Thursday, March 5, 2020

Pet

Pet
By Akwaeke Emezi
Make Me a World, 2019. 204 pages. Young Adult

Seventeen-year-old Jam lives in a future society that claims to have gotten rid of all monstrous people. Everyone lives in peace and safety, and there’s no reason not to trust your neighbor. One evening Jam goes down to her mother’s studio to sneak a peek at one of her new paintings. However, an accident in the studio summons the giant horned creature in the painting from another dimension, and Jam wonders how she can hide the creature from her parents. Unfortunately, the creature, who dubs itself “Pet,” has other plans. There’s a monster in Jam’s world that Pet has been sent to hunt, and it needs Jam’s help to figure out who the monster is.

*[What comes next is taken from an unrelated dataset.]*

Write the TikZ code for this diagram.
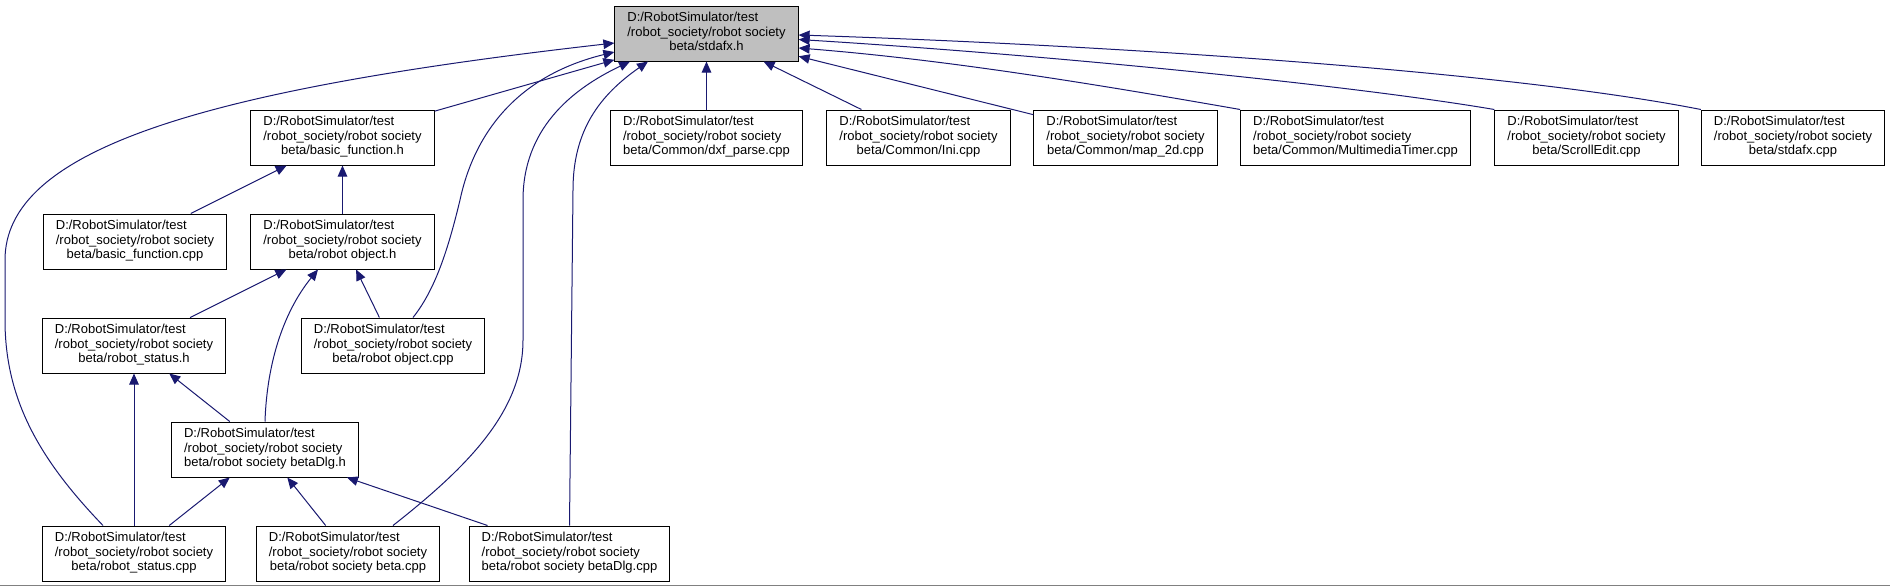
\documentclass[tikz,border=0pt]{standalone}
\usepackage{fontspec}
\setmainfont{Liberation Sans}
\usetikzlibrary{arrows.meta}

\definecolor{edgeblue}{RGB}{25,25,112}
\definecolor{topgray}{RGB}{191,191,191}
\definecolor{rulegray}{RGB}{128,128,128}

\newcommand{\srcfile}[1]{\begin{tabular}{@{}l@{}}D:/RobotSimulator/test\\/robot\_society/robot society\\\multicolumn{1}{@{}c@{}}{#1}\end{tabular}}

\tikzset{
    file/.style={draw=black, fill=white, line width=1pt, inner xsep=12.5pt, inner ysep=0pt,
        minimum height=55pt, font=\fontsize{13}{14.5}\selectfont},
    dep/.style={draw=edgeblue, line width=1pt, -{Triangle[length=11pt, width=9.5pt]}}
}

\begin{document}
\begin{tikzpicture}[x=1pt, y=-1pt]
    \useasboundingbox (0,0) rectangle (1890,587);
    \draw[rulegray, line width=1.5pt] (0,585.5) -- (1890,585.5);
    % The files, row by row.
        \node[file, fill=topgray] (stdafxh) at (706.5,33.5) {\srcfile{beta/stdafx.h}};
        \node[file] (basicfh) at (342.5,137.5) {\srcfile{beta/basic\_function.h}};
        \node[file] (dxf) at (706.5,137.5) {\srcfile{beta/Common/dxf\_parse.cpp}};
        \node[file] (ini) at (918.5,137.5) {\srcfile{beta/Common/Ini.cpp}};
        \node[file] (map) at (1125.5,137.5) {\srcfile{beta/Common/map\_2d.cpp}};
        \node[file] (mmt) at (1355.5,137.5) {\srcfile{beta/Common/MultimediaTimer.cpp}};
        \node[file] (scroll) at (1586.5,137.5) {\srcfile{beta/ScrollEdit.cpp}};
        \node[file] (stdcpp) at (1793,137.5) {\srcfile{beta/stdafx.cpp}};
        \node[file] (basicfcpp) at (135,241.5) {\srcfile{beta/basic\_function.cpp}};
        \node[file] (robjh) at (342.5,241.5) {\srcfile{beta/robot object.h}};
        \node[file] (rstath) at (134,345.5) {\srcfile{beta/robot\_status.h}};
        \node[file] (robjcpp) at (393,345.5) {\srcfile{beta/robot object.cpp}};
        \node[file] (dlgh) at (265,449.5) {\srcfile{beta/robot society betaDlg.h}};
        \node[file] (rstatcpp) at (134,553.5) {\srcfile{beta/robot\_status.cpp}};
        \node[file] (betacpp) at (348,553.5) {\srcfile{beta/robot society beta.cpp}};
        \node[file] (dlgcpp) at (569.5,553.5) {\srcfile{beta/robot society betaDlg.cpp}};
    % Includes of stdafx.h.
        \draw[dep] ([xshift=-31pt]rstatcpp.north) .. controls (40,460) and (5,400) .. (5,320)
            -- (5,260) .. controls (5,150) and (200,90) .. ([yshift=-9.5pt]stdafxh.west);
        \draw[dep] (basicfh) -- (stdafxh);
        \draw[dep] ([xshift=20pt]robjcpp.north) .. controls (435,290) and (448,250) .. (460,200)
            .. controls (475,130) and (520,75) .. ([yshift=-18.5pt]stdafxh.west);
        \draw[dep] ([xshift=45pt]betacpp.north) .. controls (470,465) and (523,410) .. (523,340)
            -- (523,200) .. controls (523,130) and (570,90) .. ([xshift=-76.5pt]stdafxh.south);
        \draw[dep] (dlgcpp.north) -- (573,190) .. controls (573,130) and (600,95) .. ([xshift=-58.5pt]stdafxh.south);
        \draw[dep] (dxf) -- (stdafxh);
        \draw[dep] (ini) -- (stdafxh);
        \draw[dep] (map) -- (stdafxh);
        \draw[dep] (mmt.north west) .. controls (1100,85) and (950,60) .. ([yshift=-14.5pt]stdafxh.east);
        \draw[dep] (scroll.north west) .. controls (1350,85) and (1050,55) .. ([yshift=-6pt]stdafxh.east);
        \draw[dep] (stdcpp.north west) .. controls (1500,70) and (1100,45) .. ([yshift=-1.5pt]stdafxh.east);
    % The other includes.
        \draw[dep] (basicfcpp) -- (basicfh);
        \draw[dep] (robjh) -- (basicfh);
        \draw[dep] (rstath) -- (robjh);
        \draw[dep] (dlgh.north) .. controls (267,360) and (285,310) .. ([xshift=-24.5pt]robjh.south);
        \draw[dep] (robjcpp) -- (robjh);
        \draw[dep] (rstatcpp) -- (rstath);
        \draw[dep] (dlgh) -- (rstath);
        \draw[dep] (rstatcpp) -- (dlgh);
        \draw[dep] (betacpp) -- (dlgh);
        \draw[dep] (dlgcpp) -- (dlgh);
\end{tikzpicture}
\end{document}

This is a thought-provoking read with a very specific focus. Very little is said about how the society was perfected, only that it was. Pet’s existence proves this is false. The focus is on monsters, both Pet and the person he’s hunting. Jam and Pet have to investigate the people around them, but because Jam has lived in a world where “evil” no longer exist, she doesn’t know how to identify it. It’s an interesting exploration of how one finds something when lacking points of reference.

 Even though her naïveté makes this feel like a younger YA novel, the subject matter and some of the language might skew this toward a more mature YA audience. That said, I felt it was overall both a compelling and insightful read. I thoroughly enjoyed it.